After Eskimo was released The Residents responded to the furor of fuss and praise it generated by taking various bits out of the album and re-working them to a disco parody of the original. The band then took over San Francisco's largest disco hall and held a release party featuring "weird" and "new" music. Diskomo didn't really catch on with the regular disco types until New Wave disco hit the scene, but after that the single did very well for a couple of years.

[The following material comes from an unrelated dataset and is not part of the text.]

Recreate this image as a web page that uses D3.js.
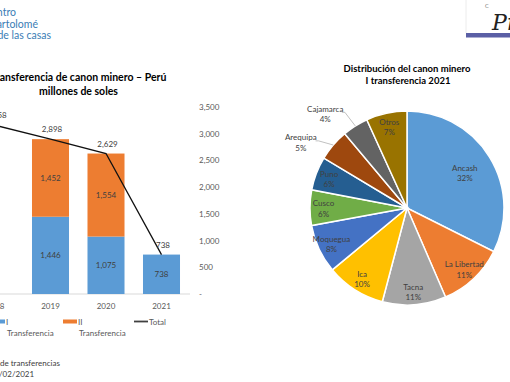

The Residents had long planned to produce a children's record -- of sorts. Goosebump is a collection of Mother Goose rhymes set to music with all of the "original sinister overtones" left in place. They teamed up with their long-time collaborator Snakefinger and recorded the songs using only musical instruments bought at Toys-R-Us. Although children's toys were used to produce the music, The Residents' grown-up toys were used afterwards in the mixing of the recording.

Diskomo 2000(2000)

In 2000, Bomba and East Side Digital re-released Diskomo/Goosebump on CD as Diskomo 2000. The collection included the original single's material, the 1992 version of Diskomo, and new, techno/dance versions of Diskomo and Twinkle for the year 2000.

Eskimo DVD(2002)

The original music has been remastered in Surround Sound and is accompanied by a slide show of images and text from the Eskimo story. The DVD is augmented by a bonus section called "excerpts from Nanook", taken from the old silent monochrome documentary and accompanied by music from the Hunters soundtrack.